[Code that draws figures]
··········
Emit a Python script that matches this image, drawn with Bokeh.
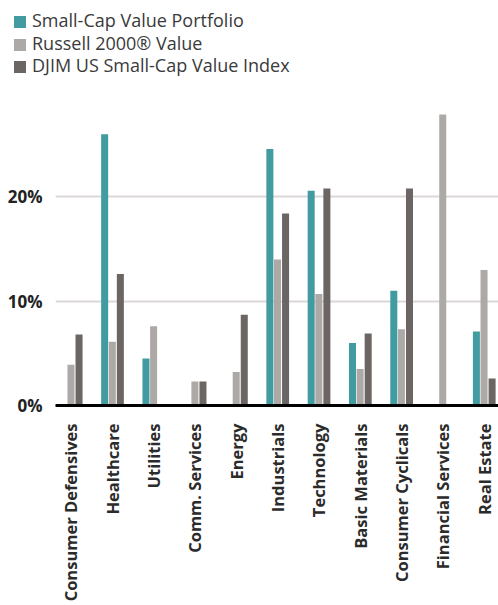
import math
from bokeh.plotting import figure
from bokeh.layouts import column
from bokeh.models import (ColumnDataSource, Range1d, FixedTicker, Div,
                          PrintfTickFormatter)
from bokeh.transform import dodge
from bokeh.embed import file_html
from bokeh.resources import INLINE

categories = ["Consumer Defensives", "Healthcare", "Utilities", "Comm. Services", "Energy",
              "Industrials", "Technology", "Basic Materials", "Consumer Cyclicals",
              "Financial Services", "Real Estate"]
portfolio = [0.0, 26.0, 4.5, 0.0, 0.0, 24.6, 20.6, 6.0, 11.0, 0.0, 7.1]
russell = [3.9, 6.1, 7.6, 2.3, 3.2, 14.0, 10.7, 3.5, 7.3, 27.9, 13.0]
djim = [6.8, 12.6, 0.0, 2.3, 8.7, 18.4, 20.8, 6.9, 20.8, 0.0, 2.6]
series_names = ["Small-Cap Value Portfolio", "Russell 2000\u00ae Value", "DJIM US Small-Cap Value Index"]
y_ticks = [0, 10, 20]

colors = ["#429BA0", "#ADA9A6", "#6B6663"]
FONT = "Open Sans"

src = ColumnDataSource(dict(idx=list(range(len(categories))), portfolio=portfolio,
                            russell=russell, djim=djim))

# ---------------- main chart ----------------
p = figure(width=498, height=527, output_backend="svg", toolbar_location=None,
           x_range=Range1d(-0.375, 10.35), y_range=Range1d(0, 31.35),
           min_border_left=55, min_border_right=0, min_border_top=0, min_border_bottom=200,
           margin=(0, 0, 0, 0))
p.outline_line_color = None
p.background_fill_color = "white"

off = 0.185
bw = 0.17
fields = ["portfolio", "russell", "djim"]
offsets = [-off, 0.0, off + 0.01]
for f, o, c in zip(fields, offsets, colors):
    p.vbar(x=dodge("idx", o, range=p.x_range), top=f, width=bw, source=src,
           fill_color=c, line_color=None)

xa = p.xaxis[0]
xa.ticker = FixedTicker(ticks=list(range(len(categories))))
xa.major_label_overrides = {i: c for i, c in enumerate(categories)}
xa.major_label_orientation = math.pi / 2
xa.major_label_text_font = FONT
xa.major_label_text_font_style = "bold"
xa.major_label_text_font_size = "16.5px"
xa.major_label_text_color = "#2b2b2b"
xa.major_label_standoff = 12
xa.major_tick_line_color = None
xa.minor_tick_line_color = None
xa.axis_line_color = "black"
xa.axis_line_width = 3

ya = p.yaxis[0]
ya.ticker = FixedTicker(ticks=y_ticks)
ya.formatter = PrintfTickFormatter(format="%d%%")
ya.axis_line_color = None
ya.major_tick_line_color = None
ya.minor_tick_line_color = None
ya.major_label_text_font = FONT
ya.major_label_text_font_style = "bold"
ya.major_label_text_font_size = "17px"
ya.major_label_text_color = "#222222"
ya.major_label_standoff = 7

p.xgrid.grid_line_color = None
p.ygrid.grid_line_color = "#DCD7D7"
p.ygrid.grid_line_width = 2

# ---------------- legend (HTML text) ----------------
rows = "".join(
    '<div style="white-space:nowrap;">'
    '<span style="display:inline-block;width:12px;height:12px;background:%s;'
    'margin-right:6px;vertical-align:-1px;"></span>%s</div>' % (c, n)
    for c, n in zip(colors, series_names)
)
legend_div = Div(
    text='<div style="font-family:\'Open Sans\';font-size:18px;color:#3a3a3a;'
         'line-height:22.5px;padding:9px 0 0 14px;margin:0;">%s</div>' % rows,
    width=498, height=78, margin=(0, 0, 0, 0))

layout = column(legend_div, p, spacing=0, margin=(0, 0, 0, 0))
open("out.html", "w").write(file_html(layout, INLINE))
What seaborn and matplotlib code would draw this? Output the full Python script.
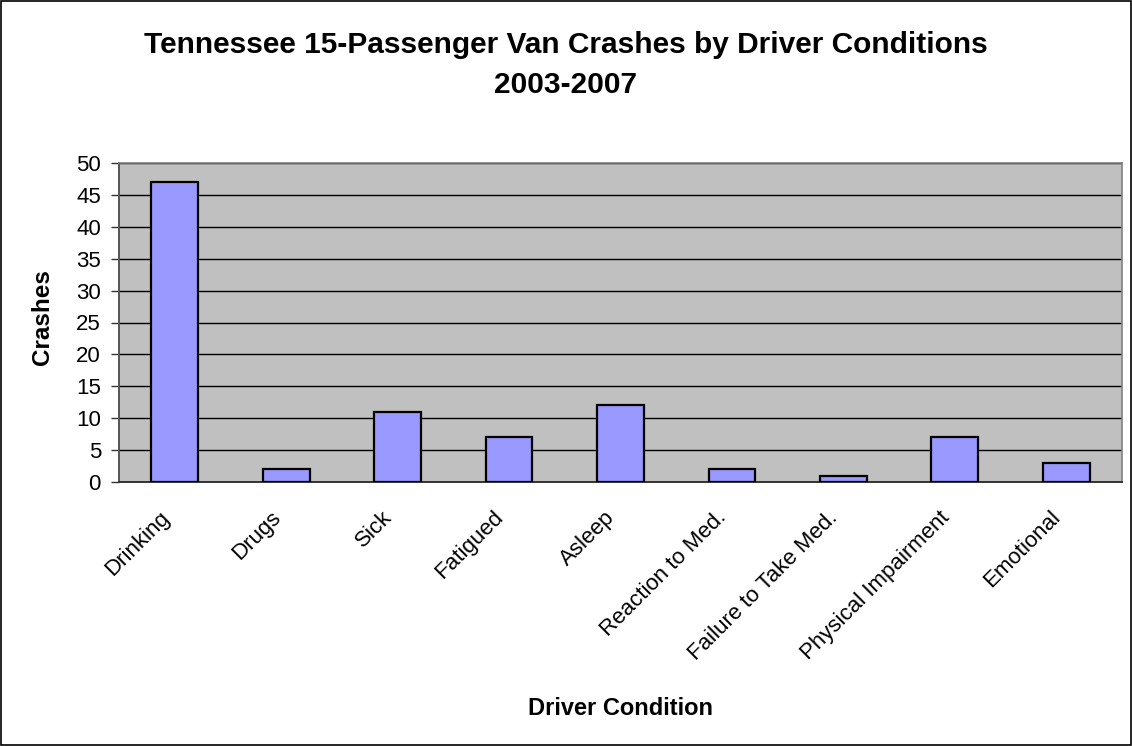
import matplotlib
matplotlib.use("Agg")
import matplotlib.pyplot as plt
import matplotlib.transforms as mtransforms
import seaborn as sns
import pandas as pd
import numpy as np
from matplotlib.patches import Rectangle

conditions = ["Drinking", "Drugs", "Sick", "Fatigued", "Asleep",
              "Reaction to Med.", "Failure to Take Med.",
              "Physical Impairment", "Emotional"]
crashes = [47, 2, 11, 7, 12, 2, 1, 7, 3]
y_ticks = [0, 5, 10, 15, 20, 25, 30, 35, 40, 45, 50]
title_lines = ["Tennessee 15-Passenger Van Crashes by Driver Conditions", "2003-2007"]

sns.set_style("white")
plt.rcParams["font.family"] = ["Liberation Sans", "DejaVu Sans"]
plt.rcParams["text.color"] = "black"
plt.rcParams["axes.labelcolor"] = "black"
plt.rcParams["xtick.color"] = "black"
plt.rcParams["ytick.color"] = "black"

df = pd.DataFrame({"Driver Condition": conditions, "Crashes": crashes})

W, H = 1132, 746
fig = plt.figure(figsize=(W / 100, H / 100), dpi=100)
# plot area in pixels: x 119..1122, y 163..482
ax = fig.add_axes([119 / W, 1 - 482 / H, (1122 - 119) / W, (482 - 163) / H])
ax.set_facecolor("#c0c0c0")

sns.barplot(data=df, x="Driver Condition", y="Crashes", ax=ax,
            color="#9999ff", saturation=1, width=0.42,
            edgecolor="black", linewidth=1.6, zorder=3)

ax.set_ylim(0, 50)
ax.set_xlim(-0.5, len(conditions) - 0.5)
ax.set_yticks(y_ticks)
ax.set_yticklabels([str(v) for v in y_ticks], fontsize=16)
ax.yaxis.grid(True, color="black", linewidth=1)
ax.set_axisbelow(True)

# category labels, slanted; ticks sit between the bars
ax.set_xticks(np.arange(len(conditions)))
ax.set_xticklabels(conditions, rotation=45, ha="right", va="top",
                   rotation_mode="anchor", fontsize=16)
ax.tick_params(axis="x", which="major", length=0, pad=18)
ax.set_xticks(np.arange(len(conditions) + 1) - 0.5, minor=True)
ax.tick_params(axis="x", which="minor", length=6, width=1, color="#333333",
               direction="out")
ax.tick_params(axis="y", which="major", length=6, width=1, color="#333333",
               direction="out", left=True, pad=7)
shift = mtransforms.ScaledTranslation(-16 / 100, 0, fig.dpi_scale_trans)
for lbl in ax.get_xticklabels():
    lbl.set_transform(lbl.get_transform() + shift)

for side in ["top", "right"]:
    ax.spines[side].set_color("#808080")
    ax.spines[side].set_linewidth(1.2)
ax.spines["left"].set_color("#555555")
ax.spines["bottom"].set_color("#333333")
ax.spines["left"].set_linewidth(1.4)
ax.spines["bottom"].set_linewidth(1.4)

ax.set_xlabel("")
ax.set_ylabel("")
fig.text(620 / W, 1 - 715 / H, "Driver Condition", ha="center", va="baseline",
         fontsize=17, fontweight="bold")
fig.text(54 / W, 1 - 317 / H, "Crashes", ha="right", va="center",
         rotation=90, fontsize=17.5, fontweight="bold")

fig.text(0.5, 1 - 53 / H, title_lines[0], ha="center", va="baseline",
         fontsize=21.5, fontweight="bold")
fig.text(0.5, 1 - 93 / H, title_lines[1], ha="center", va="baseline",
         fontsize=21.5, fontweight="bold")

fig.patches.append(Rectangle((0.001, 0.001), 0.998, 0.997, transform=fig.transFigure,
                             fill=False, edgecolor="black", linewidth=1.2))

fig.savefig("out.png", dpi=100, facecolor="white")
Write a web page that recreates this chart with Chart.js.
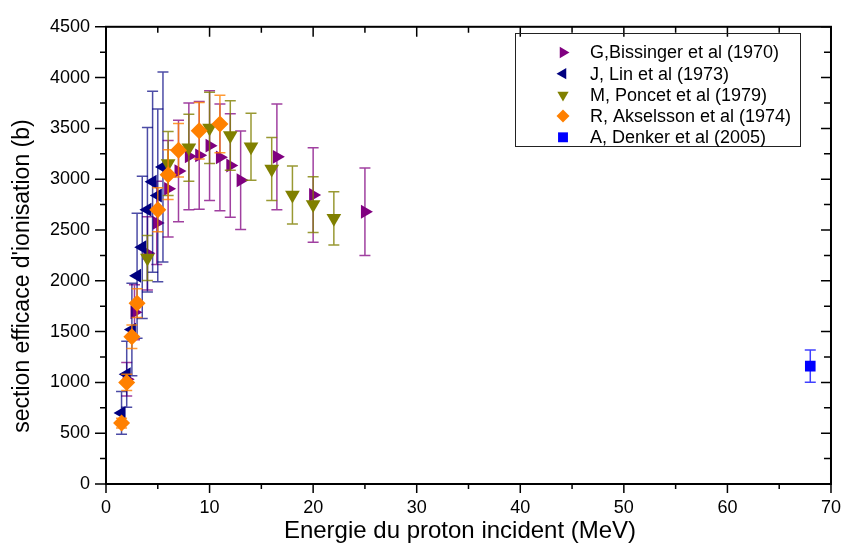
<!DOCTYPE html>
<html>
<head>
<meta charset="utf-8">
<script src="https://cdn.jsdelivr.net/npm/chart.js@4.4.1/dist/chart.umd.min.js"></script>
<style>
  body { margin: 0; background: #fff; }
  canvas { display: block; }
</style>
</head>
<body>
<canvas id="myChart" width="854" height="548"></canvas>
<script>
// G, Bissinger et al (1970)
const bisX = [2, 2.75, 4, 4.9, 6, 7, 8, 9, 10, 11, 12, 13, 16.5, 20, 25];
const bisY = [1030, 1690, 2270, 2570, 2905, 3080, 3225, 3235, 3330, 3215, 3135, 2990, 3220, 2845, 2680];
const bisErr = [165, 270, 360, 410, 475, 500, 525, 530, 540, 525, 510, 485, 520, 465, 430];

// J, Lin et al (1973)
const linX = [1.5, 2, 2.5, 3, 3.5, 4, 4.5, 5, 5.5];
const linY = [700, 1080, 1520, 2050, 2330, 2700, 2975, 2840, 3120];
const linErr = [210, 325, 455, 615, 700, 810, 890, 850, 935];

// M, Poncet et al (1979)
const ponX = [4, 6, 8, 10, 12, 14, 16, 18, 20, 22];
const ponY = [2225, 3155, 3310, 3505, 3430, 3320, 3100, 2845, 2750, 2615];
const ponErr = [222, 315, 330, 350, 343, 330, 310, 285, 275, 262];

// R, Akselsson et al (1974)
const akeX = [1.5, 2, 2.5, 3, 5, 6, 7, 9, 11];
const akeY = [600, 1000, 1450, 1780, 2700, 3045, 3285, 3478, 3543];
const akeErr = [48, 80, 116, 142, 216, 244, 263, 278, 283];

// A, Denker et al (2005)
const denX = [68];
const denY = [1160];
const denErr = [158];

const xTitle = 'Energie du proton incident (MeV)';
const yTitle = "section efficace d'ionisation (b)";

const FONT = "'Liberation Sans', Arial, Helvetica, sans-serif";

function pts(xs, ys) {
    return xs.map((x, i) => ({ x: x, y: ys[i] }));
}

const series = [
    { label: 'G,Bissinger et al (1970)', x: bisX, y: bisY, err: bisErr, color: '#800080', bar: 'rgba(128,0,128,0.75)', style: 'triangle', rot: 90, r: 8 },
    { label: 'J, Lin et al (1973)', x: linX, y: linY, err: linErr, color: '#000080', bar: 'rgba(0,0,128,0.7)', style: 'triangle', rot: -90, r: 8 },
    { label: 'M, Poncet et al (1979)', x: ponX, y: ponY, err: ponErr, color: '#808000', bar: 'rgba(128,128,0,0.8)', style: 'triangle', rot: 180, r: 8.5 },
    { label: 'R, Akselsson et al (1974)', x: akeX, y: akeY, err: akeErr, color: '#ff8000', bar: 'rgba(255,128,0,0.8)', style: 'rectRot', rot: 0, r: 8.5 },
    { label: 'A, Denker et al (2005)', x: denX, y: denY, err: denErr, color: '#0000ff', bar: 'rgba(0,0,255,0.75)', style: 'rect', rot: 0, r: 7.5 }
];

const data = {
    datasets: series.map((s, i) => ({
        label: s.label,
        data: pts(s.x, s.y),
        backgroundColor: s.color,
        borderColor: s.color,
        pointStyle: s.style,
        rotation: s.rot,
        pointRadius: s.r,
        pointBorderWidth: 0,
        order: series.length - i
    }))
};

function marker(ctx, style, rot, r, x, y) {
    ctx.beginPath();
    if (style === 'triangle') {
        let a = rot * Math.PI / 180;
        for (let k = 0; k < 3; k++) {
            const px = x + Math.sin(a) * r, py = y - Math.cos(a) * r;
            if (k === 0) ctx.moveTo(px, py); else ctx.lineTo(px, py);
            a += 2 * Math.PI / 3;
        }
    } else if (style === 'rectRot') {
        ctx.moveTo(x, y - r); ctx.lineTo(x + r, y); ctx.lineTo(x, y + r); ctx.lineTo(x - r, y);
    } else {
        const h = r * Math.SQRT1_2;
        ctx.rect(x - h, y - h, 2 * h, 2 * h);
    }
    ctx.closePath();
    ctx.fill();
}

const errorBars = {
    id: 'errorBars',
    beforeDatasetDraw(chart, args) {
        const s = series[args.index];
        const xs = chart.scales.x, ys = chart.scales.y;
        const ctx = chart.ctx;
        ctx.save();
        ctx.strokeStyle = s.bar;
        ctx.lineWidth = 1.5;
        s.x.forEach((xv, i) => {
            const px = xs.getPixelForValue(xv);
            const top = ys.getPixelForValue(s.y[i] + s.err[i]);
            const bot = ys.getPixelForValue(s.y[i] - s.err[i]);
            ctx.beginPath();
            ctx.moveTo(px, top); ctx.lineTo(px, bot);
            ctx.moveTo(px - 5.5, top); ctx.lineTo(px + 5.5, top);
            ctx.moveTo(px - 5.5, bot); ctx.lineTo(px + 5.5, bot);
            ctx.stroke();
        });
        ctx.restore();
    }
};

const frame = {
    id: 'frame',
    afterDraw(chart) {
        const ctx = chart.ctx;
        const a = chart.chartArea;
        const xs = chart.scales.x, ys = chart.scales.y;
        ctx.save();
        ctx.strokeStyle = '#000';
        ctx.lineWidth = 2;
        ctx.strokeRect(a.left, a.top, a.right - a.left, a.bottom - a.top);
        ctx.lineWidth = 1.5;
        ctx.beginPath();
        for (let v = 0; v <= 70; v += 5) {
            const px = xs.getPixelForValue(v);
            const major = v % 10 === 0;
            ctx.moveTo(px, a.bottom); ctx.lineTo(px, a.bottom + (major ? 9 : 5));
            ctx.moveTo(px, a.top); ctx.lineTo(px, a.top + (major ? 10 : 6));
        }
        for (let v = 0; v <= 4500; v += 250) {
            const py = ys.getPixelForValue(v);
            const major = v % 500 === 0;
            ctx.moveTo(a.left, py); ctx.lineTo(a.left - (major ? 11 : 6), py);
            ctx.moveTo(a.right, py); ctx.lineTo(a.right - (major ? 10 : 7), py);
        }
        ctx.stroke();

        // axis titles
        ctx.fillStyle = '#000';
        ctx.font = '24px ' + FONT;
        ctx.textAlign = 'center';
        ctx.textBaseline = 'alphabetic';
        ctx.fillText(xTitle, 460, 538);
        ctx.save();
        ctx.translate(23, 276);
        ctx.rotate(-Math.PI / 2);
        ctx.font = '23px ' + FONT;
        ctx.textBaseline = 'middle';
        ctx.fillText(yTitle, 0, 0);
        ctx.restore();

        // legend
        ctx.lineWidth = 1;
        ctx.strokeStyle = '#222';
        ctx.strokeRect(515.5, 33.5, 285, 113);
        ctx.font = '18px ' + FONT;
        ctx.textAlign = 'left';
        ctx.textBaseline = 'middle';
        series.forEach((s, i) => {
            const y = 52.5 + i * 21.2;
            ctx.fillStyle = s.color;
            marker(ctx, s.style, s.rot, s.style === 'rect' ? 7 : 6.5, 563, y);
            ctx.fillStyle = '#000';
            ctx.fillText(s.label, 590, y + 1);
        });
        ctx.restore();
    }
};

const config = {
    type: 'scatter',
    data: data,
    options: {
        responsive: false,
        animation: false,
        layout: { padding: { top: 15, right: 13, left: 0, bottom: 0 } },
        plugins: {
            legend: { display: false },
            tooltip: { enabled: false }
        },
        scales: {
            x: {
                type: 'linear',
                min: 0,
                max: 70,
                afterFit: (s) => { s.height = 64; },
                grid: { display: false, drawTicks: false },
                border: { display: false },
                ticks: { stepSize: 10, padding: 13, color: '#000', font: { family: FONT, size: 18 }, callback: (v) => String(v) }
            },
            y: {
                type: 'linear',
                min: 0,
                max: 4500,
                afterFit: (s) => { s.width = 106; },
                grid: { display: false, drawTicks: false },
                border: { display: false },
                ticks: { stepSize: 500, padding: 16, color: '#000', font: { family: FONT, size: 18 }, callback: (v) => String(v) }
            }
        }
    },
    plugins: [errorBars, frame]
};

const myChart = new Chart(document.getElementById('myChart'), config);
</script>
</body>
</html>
··········
> [Task statement] Take the lines from the start of the material to the line with "from bokeh.resources import INLINE", both included, and transcribe them exactly without the pictures.

> [Task result]
Emit a Python script that matches this image, drawn with Bokeh.
import math
from bokeh.plotting import figure
from bokeh.layouts import column
from bokeh.models import (ColumnDataSource, Range1d, FixedTicker, Div,
                          PrintfTickFormatter)
from bokeh.transform import dodge
from bokeh.embed import file_html
from bokeh.resources import INLINE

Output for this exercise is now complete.